Former Israeli Supreme Court Justice Edmond Levy submitted on Monday his report on the legality of settlements in the occupied territories, recommending we change the very language we use to describe the territories, taken by force of arms by the Israeli army in 1967. The report declares, contrary to more than forty years of Israeli Supreme Court jurisprudence, that the territories are not occupied according to international law. The report further recommends that settlements built in the occupied territories, without authorization even according to Israeli law, be authorized ex-post facto based on the legal theory of administrative promise.

Following the Levy commission report, many argued, including Noam Sheizaf and Itamar Mann, that the Israeli left’s adoption of a legal approach to the woes of the Palestinians in the occupied territories was mistaken from its outset. In this post, I will address this claim rather than the commission’s shoddy legal arguments.

If anybody from the left ever thought that legal arguments have the power to end the occupation, they were obviously mistaken. Yet this does not mean that the legal field should be abandoned by individuals concerned with the plight of the Palestinians.

Law, in many ways, is an instrument legitimizing the use of power. When we say that an act is legal, we are (usually) saying that this act is justified because it conforms to a rule created by a procedure that enjoys consensus agreement. In most democracies, this means that the rule was approved by a majority of a group of elected delegates.

Because laws do not make broad moral and political statements, but only permit or prohibit limited conduct, they can only be used to attack the legitimacy of very specific actions. Furthermore, because laws are meant to address innumerable eventualities, they are usually stated broadly in a manner that opens them to interpretation. Laws are thus almost always specific in application and general in meaning.

Thus, making a legal argument about any situation, including the abuse of Palestinians in the occupied territories, is limited in two ways. First, there is no legal way to attack the general immorality of the legal regime, only its specific manifestations. One cannot go to court and argue that the treatment of Palestinians is writ large inhumane. Instead one can attack the demolition of a house, the torture of a prisoner, or the denial of the right to move across borders. Second, even a limited argument regarding a specific action is subject to a counter-argument.

Thus, arguing that something is legal is not a political trump card. But does that mean that adopting legal arguments is a waste of time? I don’t think so.

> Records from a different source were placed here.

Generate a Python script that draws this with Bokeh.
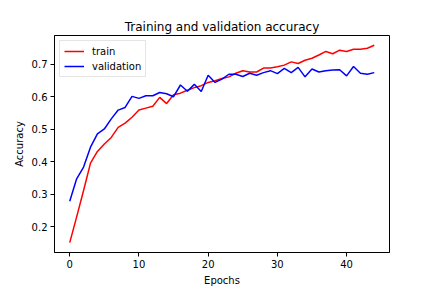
from bokeh.plotting import figure
from bokeh.models import Range1d, FixedTicker
from bokeh.embed import file_html
from bokeh.resources import INLINE

epochs = list(range(45))
train_acc = [0.152, 0.231, 0.312, 0.396, 0.432, 0.455, 0.475, 0.506, 0.519, 0.537,
             0.559, 0.565, 0.571, 0.598, 0.579, 0.606, 0.611, 0.620, 0.628, 0.634,
             0.644, 0.649, 0.656, 0.661, 0.672, 0.680, 0.676, 0.676, 0.688, 0.688,
             0.692, 0.697, 0.707, 0.702, 0.712, 0.718, 0.728, 0.739, 0.732, 0.743,
             0.739, 0.746, 0.746, 0.749, 0.758]
val_acc = [0.279, 0.348, 0.384, 0.445, 0.486, 0.501, 0.532, 0.559, 0.567, 0.601,
           0.595, 0.603, 0.603, 0.613, 0.609, 0.600, 0.636, 0.617, 0.638, 0.616,
           0.666, 0.644, 0.654, 0.669, 0.669, 0.662, 0.672, 0.666, 0.674, 0.680,
           0.671, 0.687, 0.674, 0.690, 0.661, 0.685, 0.676, 0.680, 0.682, 0.683,
           0.664, 0.693, 0.672, 0.669, 0.674]
x_ticks = [0, 10, 20, 30, 40]
y_ticks = [0.2, 0.3, 0.4, 0.5, 0.6, 0.7]

FONT = "DejaVu Sans"

p = figure(width=432, height=288, output_backend="svg", toolbar_location=None,
           title="Training and validation accuracy",
           x_range=Range1d(-2.2, 46.2), y_range=Range1d(0.1217, 0.788),
           min_border_left=54, min_border_right=43, min_border_top=35, min_border_bottom=36)

p.line(epochs, train_acc, color="#ff0000", line_width=1.5, legend_label="train")
p.line(epochs, val_acc, color="#0000ff", line_width=1.5, legend_label="validation")

p.title.align = "center"
p.title.text_font = FONT
p.title.text_font_size = "12px"
p.title.text_font_style = "normal"
p.title.text_color = "#000000"
p.title.standoff = 4

p.xgrid.visible = False
p.ygrid.visible = False
p.outline_line_color = "black"
p.outline_line_width = 1
p.outline_line_alpha = 1.0

p.xaxis.ticker = FixedTicker(ticks=x_ticks)
p.yaxis.ticker = FixedTicker(ticks=y_ticks)
p.xaxis.axis_label = "Epochs"
p.yaxis.axis_label = "Accuracy"
for ax in (p.xaxis, p.yaxis):
    ax.major_label_text_font = FONT
    ax.major_label_text_font_size = "10px"
    ax.major_label_text_color = "#000000"
    ax.axis_label_text_font = FONT
    ax.axis_label_text_font_size = "10px"
    ax.axis_label_text_font_style = "normal"
    ax.axis_label_text_color = "#000000"
    ax.minor_tick_line_color = None
    ax.major_tick_in = 0
    ax.major_tick_out = 4
    ax.major_tick_line_color = "black"
    ax.axis_line_color = "black"
    ax.major_label_standoff = 3
    ax.axis_label_standoff = 4
p.yaxis.major_label_orientation = "horizontal"

p.legend.location = "top_left"
p.legend.margin = 5
p.legend.padding = 4
p.legend.spacing = 3
p.legend.label_text_font = FONT
p.legend.label_text_font_size = "10px"
p.legend.label_text_color = "#000000"
p.legend.label_standoff = 8
p.legend.glyph_width = 20
p.legend.glyph_height = 12
p.legend.label_height = 12
p.legend.border_line_color = "#cccccc"
p.legend.border_line_width = 1
p.legend.background_fill_alpha = 0.8

open("out.html", "w").write(file_html(p, INLINE))
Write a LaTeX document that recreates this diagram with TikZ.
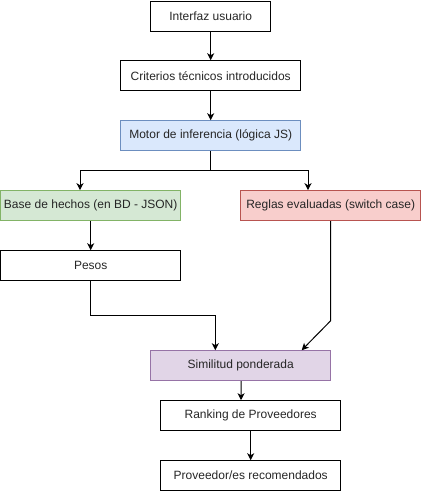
\documentclass[tikz,border=0pt]{standalone}
\usepackage{fontspec}
\setmainfont{Liberation Sans}
\usetikzlibrary{arrows.meta,calc}
\definecolor{bluef}{HTML}{DAE8FC}
\definecolor{blued}{HTML}{6C8EBF}
\definecolor{greenf}{HTML}{D5E8D4}
\definecolor{greend}{HTML}{82B366}
\definecolor{redf}{HTML}{F8CECC}
\definecolor{redd}{HTML}{B85450}
\definecolor{purplef}{HTML}{E1D5E7}
\definecolor{purpled}{HTML}{9673A6}
\begin{document}
\begin{tikzpicture}[x=1pt,y=-1pt,
  box/.style={draw, line width=1pt, minimum height=30pt, minimum width=180pt, inner sep=0pt,
    font=\fontsize{12}{14}\selectfont, text=black!85},
  bluebox/.style={box, fill=bluef, draw=blued},
  greenbox/.style={box, fill=greenf, draw=greend},
  redbox/.style={box, fill=redf, draw=redd},
  purplebox/.style={box, fill=purplef, draw=purpled},
  arr/.style={-{Stealth[length=7pt,width=7pt,inset=2pt]}, line width=1pt}]
\useasboundingbox (0,0) rectangle (421,491);
\node[box, minimum width=120pt] (ui) at (210.7,16) {Interfaz usuario};
\node[box] (crit) at (210.7,75.7) {Criterios técnicos introducidos};
\node[bluebox] (motor) at (210.7,135.7) {Motor de inferencia (lógica JS)};
\node[greenbox] (base) at (90.7,205.7) {Base de hechos (en BD - JSON)};
\node[redbox] (reglas) at (330.7,205.7) {Reglas evaluadas (switch case)};
\node[box] (pesos) at (90.7,265.7) {Pesos};
\node[purplebox] (sim) at (240.7,365.7) {Similitud ponderada};
\node[box] (rank) at (250.7,415.7) {Ranking de Proveedores};
\node[box] (prov) at (250.7,475.7) {Proveedor/es recomendados};
\coordinate (split) at (210.7,170);
\draw[arr] (ui) -- (crit);
\draw[arr] (crit) -- (motor);
\draw[arr] (motor.south) -- (split) -| ([xshift=-10.7pt]base.north);
\draw[arr] (split) -| ([xshift=-22.7pt]reglas.north);
\draw[arr] (base) -- (pesos);
\draw[arr] (pesos.south) |- (215.3,315) -- ([xshift=-25.4pt]sim.north);
\draw[arr] (reglas.south) -- (330.7,320.7) -- ([xshift=61pt]sim.north);
\draw[arr] ([xshift=0.5pt]sim.south) -- ([xshift=-9.7pt]rank.north);
\draw[arr] (rank) -- (prov);
\end{tikzpicture}
\end{document}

First, the ability to ameliorate specific injustices is not worthless. Preventing the demolition of a house, making it more difficult to torture, and allowing a student to attend university are important in their own right in the protection of individuals. And second, legality, despite its limitations, carries immense capital in the public sphere. If it did not, Netanyahu would not have bothered to convene the Levy commission to try and demonstrate that the settlements are legal. Arguing that the settlements are illegal carries a lot of weight in public opinion both in Israel and abroad. It carries weight because people think that obeying the law has intrinsic value, and because people think that violating the law (other than in very exceptional circumstances) is wrong. Relinquishing the legal argument means giving up a very powerful instrument for demonstrating the wrongs of the occupation.

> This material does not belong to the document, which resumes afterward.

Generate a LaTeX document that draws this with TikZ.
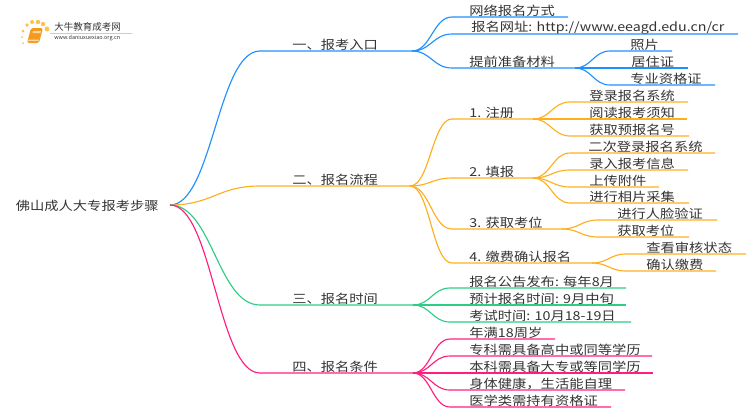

Giving up on the legal argument, especially in the context of the Levy report, also means giving up on the use of the term occupied. It is not without reason that foreign ministry officials keep attempting to refer to the occupied territories as “disputed” or “held” rather than occupied. They are fully aware that the word occupied, like all words, carries with it more than just legal significance. To those who live in the occupied territories, either as occupiers or occupied, this is almost superfluous. Random house searches, roadblocks, warrantless arrests, curfews, administrative detentions, governing agencies appointed by the military commander – these are hallmarks of a military occupation. But to the rest of us, who do not experience the occupation on a daily basis, this distinction matters because it forces us to imagine an occupation.

The struggle against the occupation, within Israeli society, takes place on many fronts. In the media front, Akiva Eldar crosses swords with Ben-Dror Yemini and Ben Caspit. In the political arena, Zehava Galon battles Avigdor Lieberman. In the legal field, organizations like Yesh Din and Gisha attempt to ameliorate the damages caused by government agencies and the settlers. More often than not, the Israeli courts are not receptive to their petitions. But the NGOs’ petitions are worthwhile because, beyond specific remedies, they provide additional voice to the victims of the occupation.

Legal arguments will not end the occupation of Palestine; they can only highlight the injustices inherent to this occupation. But that should be reason enough not to abandon the field.

Noam Wiener is an Israeli doctoral candidate at the University of Michigan Law School. His research focuses on international criminal law.